⟨

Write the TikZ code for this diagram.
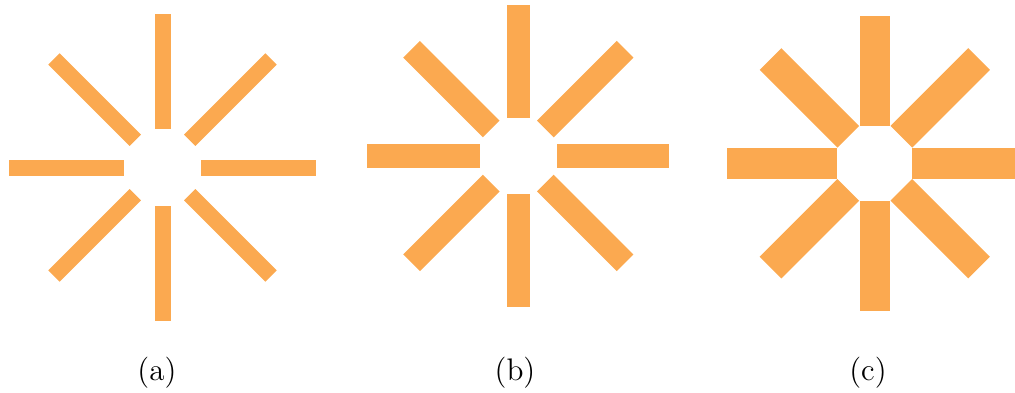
\documentclass[tikz,border=0pt]{standalone}
\usepackage{tikz}
\definecolor{rayC}{HTML}{FBA950}
\tikzset{
  ray/.style={fill=rayC, draw=none},
  sublabel/.style={font=\large, inner sep=0pt},
}
\begin{document}
\begin{tikzpicture}[x=0.01354cm, y=-0.01354cm]
\useasboundingbox (0,0) rectangle (1015,392);
% (a) thin bars
\begin{scope}[shift={(162.5,167.5)}]
  \foreach \a in {0,45,...,315}
    \fill[ray, rotate=\a] (38.5,-8) rectangle (153.5,8);
\end{scope}
% (b) medium bars
\begin{scope}[shift={(518.3,156)}]
  \foreach \a in {0,45,...,315}
    \fill[ray, rotate=\a] (38.3,-11.8) rectangle (151,11.8);
\end{scope}
% (c) wide bars
\begin{scope}[shift={(874.8,163.3)}]
  \foreach \a in {0,45,...,315}
    \fill[ray, rotate=\a] (37.5,-15.3) rectangle (147.5,15.3);
\end{scope}
\node[sublabel] (capa) at (157,373) {(a)};
\node[sublabel] (capb) at (515,373) {(b)};
\node[sublabel] (capc) at (868,373) {(c)};
\end{tikzpicture}
\end{document}
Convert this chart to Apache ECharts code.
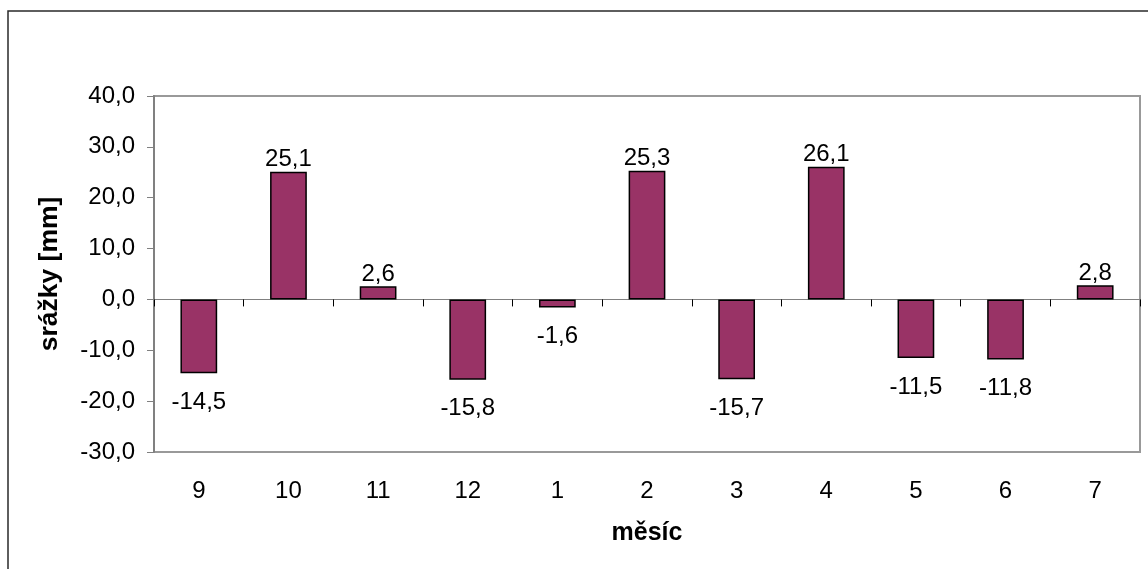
<!DOCTYPE html>
<html>
<head>
<meta charset="utf-8">
<script src="https://cdn.jsdelivr.net/npm/echarts@6/dist/echarts.min.js"></script>
<style>
  html, body { margin: 0; padding: 0; background: #fff; }
  #chart { width: 1148px; height: 569px; }
</style>
</head>
<body>
<div id="chart"></div>
<script>
// Monthly precipitation deviations (mm)
const months = ['9', '10', '11', '12', '1', '2', '3', '4', '5', '6', '7'];
const deviations = [-14.5, 25.1, 2.6, -15.8, -1.6, 25.3, -15.7, 26.1, -11.5, -11.8, 2.8];
const yTicks = { min: -30, max: 40, interval: 10 };

const FONT = '"Liberation Sans", Arial, sans-serif';
const fmt = v => v.toFixed(1).replace('.', ',');

// positive values labelled above the bar, negative ones below
const barData = deviations.map(v => ({
  value: v,
  label: v >= 0
    ? { position: 'top', distance: 0 }
    : { position: 'bottom', distance: 17 }
}));

const chart = echarts.init(document.getElementById('chart'));
chart.setOption({
  animation: false,
  backgroundColor: '#fff',
  textStyle: { fontFamily: FONT },
  graphic: [{
    type: 'rect',
    shape: { x: 8, y: 11, width: 1200, height: 600 },
    style: { fill: 'none', stroke: '#2a2a2a', lineWidth: 1.5 },
    silent: true
  }],
  grid: {
    left: 154, top: 96, right: 8, bottom: 117,
    show: true, borderColor: '#999', borderWidth: 2, backgroundColor: '#fff'
  },
  xAxis: [{
    type: 'category',
    data: months,
    position: 'bottom',
    axisLine: { show: false, onZero: false },
    axisTick: { show: false },
    axisLabel: { fontSize: 24, color: '#000', margin: 27, fontFamily: FONT },
    name: 'měsíc',
    nameLocation: 'middle',
    nameGap: 69,
    nameTextStyle: { fontSize: 25, fontWeight: 'bold', color: '#000', fontFamily: FONT }
  }, {
    // zero line with ticks between categories
    type: 'category',
    data: months,
    position: 'bottom',
    axisLine: { show: true, onZero: true, lineStyle: { color: '#808080', width: 1 } },
    axisTick: { show: true, length: 7, lineStyle: { color: '#000', width: 1 } },
    axisLabel: { show: false }
  }],
  yAxis: {
    type: 'value',
    min: yTicks.min, max: yTicks.max, interval: yTicks.interval,
    splitLine: { show: false },
    axisLine: { show: true, lineStyle: { color: '#808080', width: 2 } },
    axisTick: { show: true, length: 7, lineStyle: { color: '#808080', width: 1 } },
    axisLabel: { fontSize: 24, color: '#000', margin: 19, formatter: fmt, fontFamily: FONT },
    name: 'srážky [mm]',
    nameLocation: 'middle',
    nameGap: 91,
    nameTextStyle: { fontSize: 26.5, fontWeight: 'bold', color: '#000', fontFamily: FONT }
  },
  series: [{
    type: 'bar',
    xAxisIndex: 0,
    data: barData,
    barWidth: '41%',
    itemStyle: { color: '#993366', borderColor: '#000', borderWidth: 1.5 },
    label: {
      show: true,
      fontSize: 24,
      color: '#000',
      fontFamily: FONT,
      formatter: p => fmt(p.value)
    }
  }]
});
</script>
</body>
</html>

⟩

PROBLEM TO SOLVE => Of the lines in the records, how many contain the word "this"? Answer with the number and nothing else.

WRITTEN ANSWER => 2